═════ INFORMATION SHOWN
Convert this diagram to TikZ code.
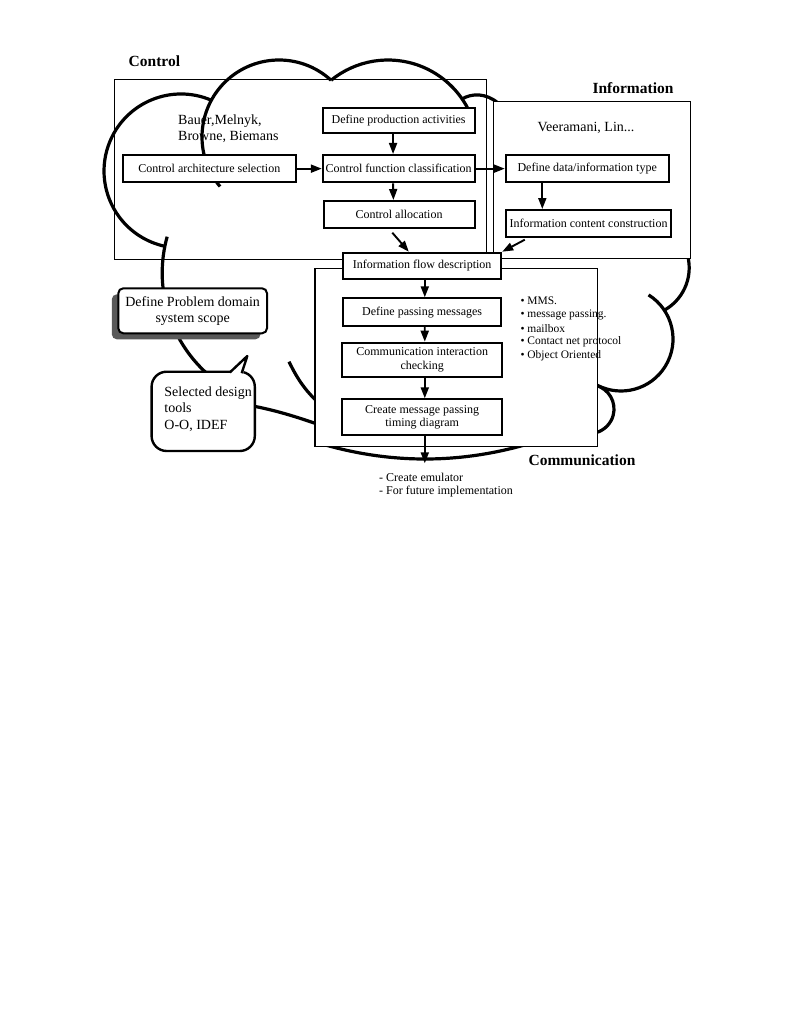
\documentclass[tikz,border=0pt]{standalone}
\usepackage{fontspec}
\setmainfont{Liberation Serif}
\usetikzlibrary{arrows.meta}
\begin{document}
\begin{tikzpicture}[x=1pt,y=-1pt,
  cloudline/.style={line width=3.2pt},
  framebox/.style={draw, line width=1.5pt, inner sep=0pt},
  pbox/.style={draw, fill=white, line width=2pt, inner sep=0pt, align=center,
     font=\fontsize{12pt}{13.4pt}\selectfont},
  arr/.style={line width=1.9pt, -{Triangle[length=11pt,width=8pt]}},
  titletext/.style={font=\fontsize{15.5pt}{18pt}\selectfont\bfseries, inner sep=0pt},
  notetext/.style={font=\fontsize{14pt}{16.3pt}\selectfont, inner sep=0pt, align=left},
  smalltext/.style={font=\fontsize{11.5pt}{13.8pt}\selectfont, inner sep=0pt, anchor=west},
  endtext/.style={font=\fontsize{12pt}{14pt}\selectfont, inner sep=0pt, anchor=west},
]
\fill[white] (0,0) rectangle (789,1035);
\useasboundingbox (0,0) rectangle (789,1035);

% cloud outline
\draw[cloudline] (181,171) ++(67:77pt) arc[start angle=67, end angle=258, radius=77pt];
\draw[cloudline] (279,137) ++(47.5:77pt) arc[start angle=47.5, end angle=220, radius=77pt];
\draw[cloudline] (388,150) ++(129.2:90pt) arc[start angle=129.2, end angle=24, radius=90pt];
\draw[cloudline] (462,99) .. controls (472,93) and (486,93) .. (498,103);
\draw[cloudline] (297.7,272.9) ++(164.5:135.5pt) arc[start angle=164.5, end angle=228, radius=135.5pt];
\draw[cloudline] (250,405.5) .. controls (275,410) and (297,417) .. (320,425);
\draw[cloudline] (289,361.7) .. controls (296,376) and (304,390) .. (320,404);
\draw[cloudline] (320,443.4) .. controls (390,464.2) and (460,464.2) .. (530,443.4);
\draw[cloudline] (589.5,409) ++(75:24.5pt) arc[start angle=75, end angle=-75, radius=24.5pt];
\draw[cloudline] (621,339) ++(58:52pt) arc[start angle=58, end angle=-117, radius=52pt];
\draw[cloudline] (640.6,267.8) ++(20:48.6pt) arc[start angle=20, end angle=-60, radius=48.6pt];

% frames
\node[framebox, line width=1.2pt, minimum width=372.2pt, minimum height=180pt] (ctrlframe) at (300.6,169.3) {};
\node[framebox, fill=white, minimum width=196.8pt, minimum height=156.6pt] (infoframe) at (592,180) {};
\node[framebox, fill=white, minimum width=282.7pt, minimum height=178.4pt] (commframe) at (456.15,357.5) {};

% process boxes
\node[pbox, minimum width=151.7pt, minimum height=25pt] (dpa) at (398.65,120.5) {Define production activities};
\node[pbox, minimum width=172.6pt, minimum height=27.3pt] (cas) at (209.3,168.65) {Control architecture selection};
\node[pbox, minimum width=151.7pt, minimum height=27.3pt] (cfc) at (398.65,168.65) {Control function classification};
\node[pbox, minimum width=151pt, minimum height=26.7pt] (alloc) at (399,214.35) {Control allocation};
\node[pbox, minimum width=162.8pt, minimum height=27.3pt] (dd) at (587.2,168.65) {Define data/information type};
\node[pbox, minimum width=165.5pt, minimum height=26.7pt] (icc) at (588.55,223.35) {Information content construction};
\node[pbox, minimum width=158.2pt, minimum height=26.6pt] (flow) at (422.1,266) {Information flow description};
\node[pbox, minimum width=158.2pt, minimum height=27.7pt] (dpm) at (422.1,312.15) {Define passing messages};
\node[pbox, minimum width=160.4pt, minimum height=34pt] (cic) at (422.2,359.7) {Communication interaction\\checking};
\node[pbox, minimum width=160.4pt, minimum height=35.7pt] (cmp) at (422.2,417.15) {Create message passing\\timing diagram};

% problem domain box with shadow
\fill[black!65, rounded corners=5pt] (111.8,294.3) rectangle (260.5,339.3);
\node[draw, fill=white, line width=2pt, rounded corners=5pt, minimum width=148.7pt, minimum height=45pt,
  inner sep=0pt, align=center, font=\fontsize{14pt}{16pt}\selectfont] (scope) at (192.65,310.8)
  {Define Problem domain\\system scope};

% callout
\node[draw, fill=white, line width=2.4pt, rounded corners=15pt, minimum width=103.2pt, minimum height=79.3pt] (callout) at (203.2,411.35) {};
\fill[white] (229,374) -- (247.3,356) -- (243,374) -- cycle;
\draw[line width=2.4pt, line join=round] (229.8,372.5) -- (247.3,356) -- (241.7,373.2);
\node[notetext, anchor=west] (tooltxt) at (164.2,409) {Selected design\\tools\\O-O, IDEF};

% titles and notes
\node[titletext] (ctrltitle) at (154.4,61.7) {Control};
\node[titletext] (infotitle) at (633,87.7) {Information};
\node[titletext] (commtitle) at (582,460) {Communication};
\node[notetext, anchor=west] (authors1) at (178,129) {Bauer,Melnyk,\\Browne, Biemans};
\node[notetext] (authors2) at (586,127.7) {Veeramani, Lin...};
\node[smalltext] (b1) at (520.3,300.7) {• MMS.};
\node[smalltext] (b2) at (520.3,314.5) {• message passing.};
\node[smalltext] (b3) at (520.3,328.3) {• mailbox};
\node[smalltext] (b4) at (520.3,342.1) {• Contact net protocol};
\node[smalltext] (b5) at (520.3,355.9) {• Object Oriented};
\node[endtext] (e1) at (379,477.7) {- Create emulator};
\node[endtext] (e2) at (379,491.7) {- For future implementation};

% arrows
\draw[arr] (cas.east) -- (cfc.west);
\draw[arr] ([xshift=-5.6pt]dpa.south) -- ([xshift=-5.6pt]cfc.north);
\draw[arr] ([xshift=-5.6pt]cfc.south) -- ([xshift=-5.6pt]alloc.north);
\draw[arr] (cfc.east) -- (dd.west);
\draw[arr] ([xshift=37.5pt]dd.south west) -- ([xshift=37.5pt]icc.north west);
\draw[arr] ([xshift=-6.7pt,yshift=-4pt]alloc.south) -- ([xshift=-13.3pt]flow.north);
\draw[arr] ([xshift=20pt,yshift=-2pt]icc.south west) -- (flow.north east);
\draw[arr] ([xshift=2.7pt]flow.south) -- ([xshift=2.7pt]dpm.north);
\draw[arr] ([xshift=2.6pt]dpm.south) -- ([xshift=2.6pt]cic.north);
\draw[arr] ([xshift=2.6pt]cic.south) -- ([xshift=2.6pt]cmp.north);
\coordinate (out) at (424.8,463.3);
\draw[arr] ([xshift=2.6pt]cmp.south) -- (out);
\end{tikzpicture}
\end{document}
══════════
Give every line back word for word and leave the pictures out.

Convert this diagram to TikZ code.
\documentclass[tikz,border=0pt]{standalone}
\usepackage{fontspec}
\setmainfont{Liberation Serif}
\usetikzlibrary{arrows.meta}
\begin{document}
\begin{tikzpicture}[x=1pt,y=-1pt,
  cloudline/.style={line width=3.2pt},
  framebox/.style={draw, line width=1.5pt, inner sep=0pt},
  pbox/.style={draw, fill=white, line width=2pt, inner sep=0pt, align=center,
     font=\fontsize{12pt}{13.4pt}\selectfont},
  arr/.style={line width=1.9pt, -{Triangle[length=11pt,width=8pt]}},
  titletext/.style={font=\fontsize{15.5pt}{18pt}\selectfont\bfseries, inner sep=0pt},
  notetext/.style={font=\fontsize{14pt}{16.3pt}\selectfont, inner sep=0pt, align=left},
  smalltext/.style={font=\fontsize{11.5pt}{13.8pt}\selectfont, inner sep=0pt, anchor=west},
  endtext/.style={font=\fontsize{12pt}{14pt}\selectfont, inner sep=0pt, anchor=west},
]
\fill[white] (0,0) rectangle (789,1035);
\useasboundingbox (0,0) rectangle (789,1035);

% cloud outline
\draw[cloudline] (181,171) ++(67:77pt) arc[start angle=67, end angle=258, radius=77pt];
\draw[cloudline] (279,137) ++(47.5:77pt) arc[start angle=47.5, end angle=220, radius=77pt];
\draw[cloudline] (388,150) ++(129.2:90pt) arc[start angle=129.2, end angle=24, radius=90pt];
\draw[cloudline] (462,99) .. controls (472,93) and (486,93) .. (498,103);
\draw[cloudline] (297.7,272.9) ++(164.5:135.5pt) arc[start angle=164.5, end angle=228, radius=135.5pt];
\draw[cloudline] (250,405.5) .. controls (275,410) and (297,417) .. (320,425);
\draw[cloudline] (289,361.7) .. controls (296,376) and (304,390) .. (320,404);
\draw[cloudline] (320,443.4) .. controls (390,464.2) and (460,464.2) .. (530,443.4);
\draw[cloudline] (589.5,409) ++(75:24.5pt) arc[start angle=75, end angle=-75, radius=24.5pt];
\draw[cloudline] (621,339) ++(58:52pt) arc[start angle=58, end angle=-117, radius=52pt];
\draw[cloudline] (640.6,267.8) ++(20:48.6pt) arc[start angle=20, end angle=-60, radius=48.6pt];

% frames
\node[framebox, line width=1.2pt, minimum width=372.2pt, minimum height=180pt] (ctrlframe) at (300.6,169.3) {};
\node[framebox, fill=white, minimum width=196.8pt, minimum height=156.6pt] (infoframe) at (592,180) {};
\node[framebox, fill=white, minimum width=282.7pt, minimum height=178.4pt] (commframe) at (456.15,357.5) {};

% process boxes
\node[pbox, minimum width=151.7pt, minimum height=25pt] (dpa) at (398.65,120.5) {Define production activities};
\node[pbox, minimum width=172.6pt, minimum height=27.3pt] (cas) at (209.3,168.65) {Control architecture selection};
\node[pbox, minimum width=151.7pt, minimum height=27.3pt] (cfc) at (398.65,168.65) {Control function classification};
\node[pbox, minimum width=151pt, minimum height=26.7pt] (alloc) at (399,214.35) {Control allocation};
\node[pbox, minimum width=162.8pt, minimum height=27.3pt] (dd) at (587.2,168.65) {Define data/information type};
\node[pbox, minimum width=165.5pt, minimum height=26.7pt] (icc) at (588.55,223.35) {Information content construction};
\node[pbox, minimum width=158.2pt, minimum height=26.6pt] (flow) at (422.1,266) {Information flow description};
\node[pbox, minimum width=158.2pt, minimum height=27.7pt] (dpm) at (422.1,312.15) {Define passing messages};
\node[pbox, minimum width=160.4pt, minimum height=34pt] (cic) at (422.2,359.7) {Communication interaction\\checking};
\node[pbox, minimum width=160.4pt, minimum height=35.7pt] (cmp) at (422.2,417.15) {Create message passing\\timing diagram};

% problem domain box with shadow
\fill[black!65, rounded corners=5pt] (111.8,294.3) rectangle (260.5,339.3);
\node[draw, fill=white, line width=2pt, rounded corners=5pt, minimum width=148.7pt, minimum height=45pt,
  inner sep=0pt, align=center, font=\fontsize{14pt}{16pt}\selectfont] (scope) at (192.65,310.8)
  {Define Problem domain\\system scope};

% callout
\node[draw, fill=white, line width=2.4pt, rounded corners=15pt, minimum width=103.2pt, minimum height=79.3pt] (callout) at (203.2,411.35) {};
\fill[white] (229,374) -- (247.3,356) -- (243,374) -- cycle;
\draw[line width=2.4pt, line join=round] (229.8,372.5) -- (247.3,356) -- (241.7,373.2);
\node[notetext, anchor=west] (tooltxt) at (164.2,409) {Selected design\\tools\\O-O, IDEF};

% titles and notes
\node[titletext] (ctrltitle) at (154.4,61.7) {Control};
\node[titletext] (infotitle) at (633,87.7) {Information};
\node[titletext] (commtitle) at (582,460) {Communication};
\node[notetext, anchor=west] (authors1) at (178,129) {Bauer,Melnyk,\\Browne, Biemans};
\node[notetext] (authors2) at (586,127.7) {Veeramani, Lin...};
\node[smalltext] (b1) at (520.3,300.7) {• MMS.};
\node[smalltext] (b2) at (520.3,314.5) {• message passing.};
\node[smalltext] (b3) at (520.3,328.3) {• mailbox};
\node[smalltext] (b4) at (520.3,342.1) {• Contact net protocol};
\node[smalltext] (b5) at (520.3,355.9) {• Object Oriented};
\node[endtext] (e1) at (379,477.7) {- Create emulator};
\node[endtext] (e2) at (379,491.7) {- For future implementation};

% arrows
\draw[arr] (cas.east) -- (cfc.west);
\draw[arr] ([xshift=-5.6pt]dpa.south) -- ([xshift=-5.6pt]cfc.north);
\draw[arr] ([xshift=-5.6pt]cfc.south) -- ([xshift=-5.6pt]alloc.north);
\draw[arr] (cfc.east) -- (dd.west);
\draw[arr] ([xshift=37.5pt]dd.south west) -- ([xshift=37.5pt]icc.north west);
\draw[arr] ([xshift=-6.7pt,yshift=-4pt]alloc.south) -- ([xshift=-13.3pt]flow.north);
\draw[arr] ([xshift=20pt,yshift=-2pt]icc.south west) -- (flow.north east);
\draw[arr] ([xshift=2.7pt]flow.south) -- ([xshift=2.7pt]dpm.north);
\draw[arr] ([xshift=2.6pt]dpm.south) -- ([xshift=2.6pt]cic.north);
\draw[arr] ([xshift=2.6pt]cic.south) -- ([xshift=2.6pt]cmp.north);
\coordinate (out) at (424.8,463.3);
\draw[arr] ([xshift=2.6pt]cmp.south) -- (out);
\end{tikzpicture}
\end{document}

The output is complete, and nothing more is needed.